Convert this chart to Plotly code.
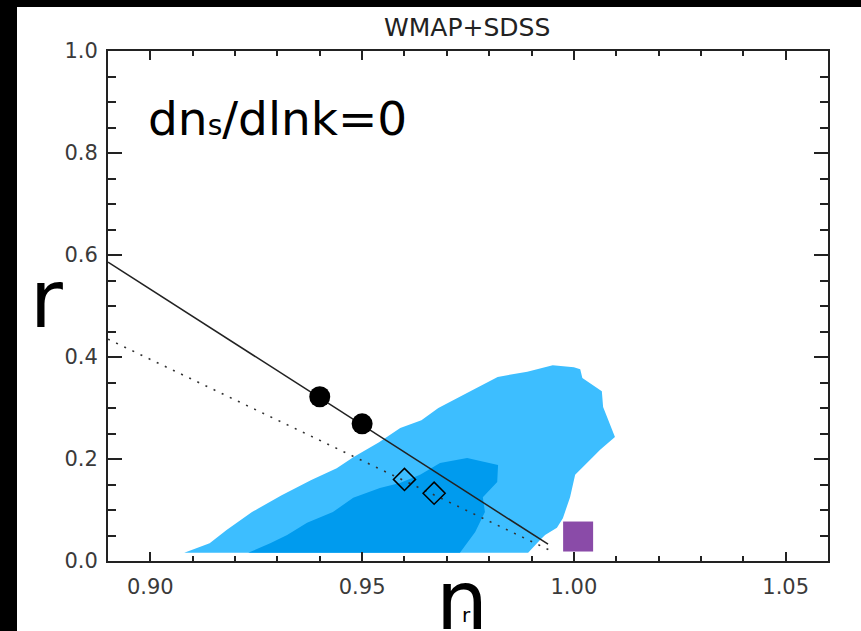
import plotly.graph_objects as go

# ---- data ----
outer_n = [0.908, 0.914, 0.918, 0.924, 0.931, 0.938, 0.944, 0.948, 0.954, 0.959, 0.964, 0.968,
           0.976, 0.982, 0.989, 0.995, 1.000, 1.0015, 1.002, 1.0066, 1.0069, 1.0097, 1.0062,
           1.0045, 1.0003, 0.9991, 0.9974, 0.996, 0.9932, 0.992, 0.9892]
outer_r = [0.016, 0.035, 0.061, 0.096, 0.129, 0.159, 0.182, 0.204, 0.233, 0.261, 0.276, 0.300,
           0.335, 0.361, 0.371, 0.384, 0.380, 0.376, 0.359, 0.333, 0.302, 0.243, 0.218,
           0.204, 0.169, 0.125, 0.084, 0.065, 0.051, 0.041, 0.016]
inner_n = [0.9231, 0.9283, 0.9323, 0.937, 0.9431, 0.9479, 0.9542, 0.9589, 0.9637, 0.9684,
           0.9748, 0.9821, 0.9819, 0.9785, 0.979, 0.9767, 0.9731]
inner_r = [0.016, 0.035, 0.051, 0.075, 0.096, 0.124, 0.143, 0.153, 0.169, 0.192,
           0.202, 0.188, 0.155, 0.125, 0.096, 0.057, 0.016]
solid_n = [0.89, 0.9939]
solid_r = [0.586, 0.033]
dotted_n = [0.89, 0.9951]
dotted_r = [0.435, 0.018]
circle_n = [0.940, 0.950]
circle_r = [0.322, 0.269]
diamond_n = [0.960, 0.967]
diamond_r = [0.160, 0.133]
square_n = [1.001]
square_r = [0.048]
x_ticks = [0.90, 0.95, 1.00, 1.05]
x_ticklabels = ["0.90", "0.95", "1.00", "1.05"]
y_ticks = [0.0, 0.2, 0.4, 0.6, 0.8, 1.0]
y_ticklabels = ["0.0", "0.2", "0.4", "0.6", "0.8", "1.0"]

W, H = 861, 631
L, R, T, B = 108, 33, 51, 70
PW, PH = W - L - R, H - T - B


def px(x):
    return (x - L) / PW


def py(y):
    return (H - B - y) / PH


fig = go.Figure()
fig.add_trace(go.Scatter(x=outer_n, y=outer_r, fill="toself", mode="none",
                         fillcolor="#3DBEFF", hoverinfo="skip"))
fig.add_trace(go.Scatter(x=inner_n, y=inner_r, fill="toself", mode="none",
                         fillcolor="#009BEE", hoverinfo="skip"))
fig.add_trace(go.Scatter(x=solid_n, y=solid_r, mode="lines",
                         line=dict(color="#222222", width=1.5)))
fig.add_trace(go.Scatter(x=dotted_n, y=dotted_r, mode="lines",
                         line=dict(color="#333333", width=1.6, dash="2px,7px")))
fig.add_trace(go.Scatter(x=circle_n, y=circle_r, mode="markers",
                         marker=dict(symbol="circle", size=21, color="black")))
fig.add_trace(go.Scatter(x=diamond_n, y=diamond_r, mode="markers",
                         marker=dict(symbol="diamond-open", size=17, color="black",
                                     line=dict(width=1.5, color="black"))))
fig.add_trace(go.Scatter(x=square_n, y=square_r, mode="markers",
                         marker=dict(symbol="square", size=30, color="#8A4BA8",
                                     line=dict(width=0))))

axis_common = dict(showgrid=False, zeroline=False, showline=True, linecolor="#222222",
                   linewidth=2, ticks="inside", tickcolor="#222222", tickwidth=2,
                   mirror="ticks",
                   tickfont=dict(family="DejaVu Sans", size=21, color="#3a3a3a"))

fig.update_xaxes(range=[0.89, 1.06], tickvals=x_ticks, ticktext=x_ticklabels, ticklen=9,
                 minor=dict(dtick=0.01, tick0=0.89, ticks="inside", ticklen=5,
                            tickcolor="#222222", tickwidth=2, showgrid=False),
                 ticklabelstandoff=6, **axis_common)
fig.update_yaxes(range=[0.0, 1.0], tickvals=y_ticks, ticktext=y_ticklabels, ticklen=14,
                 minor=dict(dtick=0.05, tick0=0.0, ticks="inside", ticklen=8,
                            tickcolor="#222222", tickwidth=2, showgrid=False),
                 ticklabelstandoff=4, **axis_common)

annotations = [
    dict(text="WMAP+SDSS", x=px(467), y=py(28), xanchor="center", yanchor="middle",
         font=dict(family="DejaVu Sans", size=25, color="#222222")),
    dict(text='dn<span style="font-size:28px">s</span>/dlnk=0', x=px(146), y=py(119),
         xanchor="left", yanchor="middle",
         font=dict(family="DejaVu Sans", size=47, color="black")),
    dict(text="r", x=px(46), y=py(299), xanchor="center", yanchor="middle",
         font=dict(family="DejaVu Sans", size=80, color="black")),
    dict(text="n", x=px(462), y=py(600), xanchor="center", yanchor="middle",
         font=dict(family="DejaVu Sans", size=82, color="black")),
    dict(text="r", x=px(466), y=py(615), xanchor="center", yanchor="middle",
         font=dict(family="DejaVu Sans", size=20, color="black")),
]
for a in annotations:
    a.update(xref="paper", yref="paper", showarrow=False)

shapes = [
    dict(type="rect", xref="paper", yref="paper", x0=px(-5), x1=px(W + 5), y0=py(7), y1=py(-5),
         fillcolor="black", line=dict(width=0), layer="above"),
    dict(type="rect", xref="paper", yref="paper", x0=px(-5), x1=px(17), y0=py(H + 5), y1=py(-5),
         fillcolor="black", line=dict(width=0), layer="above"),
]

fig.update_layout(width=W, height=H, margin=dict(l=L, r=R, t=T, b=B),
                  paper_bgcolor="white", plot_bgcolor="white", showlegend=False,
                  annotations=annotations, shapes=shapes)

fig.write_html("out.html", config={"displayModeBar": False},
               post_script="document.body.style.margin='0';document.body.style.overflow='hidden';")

__Given instruction__:
Return the material word for word. Pictures are not part of the copy.

__Solution below__:
Convert this chart to Plotly code.
import plotly.graph_objects as go

# ---- data ----
outer_n = [0.908, 0.914, 0.918, 0.924, 0.931, 0.938, 0.944, 0.948, 0.954, 0.959, 0.964, 0.968,
           0.976, 0.982, 0.989, 0.995, 1.000, 1.0015, 1.002, 1.0066, 1.0069, 1.0097, 1.0062,
           1.0045, 1.0003, 0.9991, 0.9974, 0.996, 0.9932, 0.992, 0.9892]
outer_r = [0.016, 0.035, 0.061, 0.096, 0.129, 0.159, 0.182, 0.204, 0.233, 0.261, 0.276, 0.300,
           0.335, 0.361, 0.371, 0.384, 0.380, 0.376, 0.359, 0.333, 0.302, 0.243, 0.218,
           0.204, 0.169, 0.125, 0.084, 0.065, 0.051, 0.041, 0.016]
inner_n = [0.9231, 0.9283, 0.9323, 0.937, 0.9431, 0.9479, 0.9542, 0.9589, 0.9637, 0.9684,
           0.9748, 0.9821, 0.9819, 0.9785, 0.979, 0.9767, 0.9731]
inner_r = [0.016, 0.035, 0.051, 0.075, 0.096, 0.124, 0.143, 0.153, 0.169, 0.192,
           0.202, 0.188, 0.155, 0.125, 0.096, 0.057, 0.016]
solid_n = [0.89, 0.9939]
solid_r = [0.586, 0.033]
dotted_n = [0.89, 0.9951]
dotted_r = [0.435, 0.018]
circle_n = [0.940, 0.950]
circle_r = [0.322, 0.269]
diamond_n = [0.960, 0.967]
diamond_r = [0.160, 0.133]
square_n = [1.001]
square_r = [0.048]
x_ticks = [0.90, 0.95, 1.00, 1.05]
x_ticklabels = ["0.90", "0.95", "1.00", "1.05"]
y_ticks = [0.0, 0.2, 0.4, 0.6, 0.8, 1.0]
y_ticklabels = ["0.0", "0.2", "0.4", "0.6", "0.8", "1.0"]

W, H = 861, 631
L, R, T, B = 108, 33, 51, 70
PW, PH = W - L - R, H - T - B


def px(x):
    return (x - L) / PW


def py(y):
    return (H - B - y) / PH


fig = go.Figure()
fig.add_trace(go.Scatter(x=outer_n, y=outer_r, fill="toself", mode="none",
                         fillcolor="#3DBEFF", hoverinfo="skip"))
fig.add_trace(go.Scatter(x=inner_n, y=inner_r, fill="toself", mode="none",
                         fillcolor="#009BEE", hoverinfo="skip"))
fig.add_trace(go.Scatter(x=solid_n, y=solid_r, mode="lines",
                         line=dict(color="#222222", width=1.5)))
fig.add_trace(go.Scatter(x=dotted_n, y=dotted_r, mode="lines",
                         line=dict(color="#333333", width=1.6, dash="2px,7px")))
fig.add_trace(go.Scatter(x=circle_n, y=circle_r, mode="markers",
                         marker=dict(symbol="circle", size=21, color="black")))
fig.add_trace(go.Scatter(x=diamond_n, y=diamond_r, mode="markers",
                         marker=dict(symbol="diamond-open", size=17, color="black",
                                     line=dict(width=1.5, color="black"))))
fig.add_trace(go.Scatter(x=square_n, y=square_r, mode="markers",
                         marker=dict(symbol="square", size=30, color="#8A4BA8",
                                     line=dict(width=0))))

axis_common = dict(showgrid=False, zeroline=False, showline=True, linecolor="#222222",
                   linewidth=2, ticks="inside", tickcolor="#222222", tickwidth=2,
                   mirror="ticks",
                   tickfont=dict(family="DejaVu Sans", size=21, color="#3a3a3a"))

fig.update_xaxes(range=[0.89, 1.06], tickvals=x_ticks, ticktext=x_ticklabels, ticklen=9,
                 minor=dict(dtick=0.01, tick0=0.89, ticks="inside", ticklen=5,
                            tickcolor="#222222", tickwidth=2, showgrid=False),
                 ticklabelstandoff=6, **axis_common)
fig.update_yaxes(range=[0.0, 1.0], tickvals=y_ticks, ticktext=y_ticklabels, ticklen=14,
                 minor=dict(dtick=0.05, tick0=0.0, ticks="inside", ticklen=8,
                            tickcolor="#222222", tickwidth=2, showgrid=False),
                 ticklabelstandoff=4, **axis_common)

annotations = [
    dict(text="WMAP+SDSS", x=px(467), y=py(28), xanchor="center", yanchor="middle",
         font=dict(family="DejaVu Sans", size=25, color="#222222")),
    dict(text='dn<span style="font-size:28px">s</span>/dlnk=0', x=px(146), y=py(119),
         xanchor="left", yanchor="middle",
         font=dict(family="DejaVu Sans", size=47, color="black")),
    dict(text="r", x=px(46), y=py(299), xanchor="center", yanchor="middle",
         font=dict(family="DejaVu Sans", size=80, color="black")),
    dict(text="n", x=px(462), y=py(600), xanchor="center", yanchor="middle",
         font=dict(family="DejaVu Sans", size=82, color="black")),
    dict(text="r", x=px(466), y=py(615), xanchor="center", yanchor="middle",
         font=dict(family="DejaVu Sans", size=20, color="black")),
]
for a in annotations:
    a.update(xref="paper", yref="paper", showarrow=False)

shapes = [
    dict(type="rect", xref="paper", yref="paper", x0=px(-5), x1=px(W + 5), y0=py(7), y1=py(-5),
         fillcolor="black", line=dict(width=0), layer="above"),
    dict(type="rect", xref="paper", yref="paper", x0=px(-5), x1=px(17), y0=py(H + 5), y1=py(-5),
         fillcolor="black", line=dict(width=0), layer="above"),
]

fig.update_layout(width=W, height=H, margin=dict(l=L, r=R, t=T, b=B),
                  paper_bgcolor="white", plot_bgcolor="white", showlegend=False,
                  annotations=annotations, shapes=shapes)

fig.write_html("out.html", config={"displayModeBar": False},
               post_script="document.body.style.margin='0';document.body.style.overflow='hidden';")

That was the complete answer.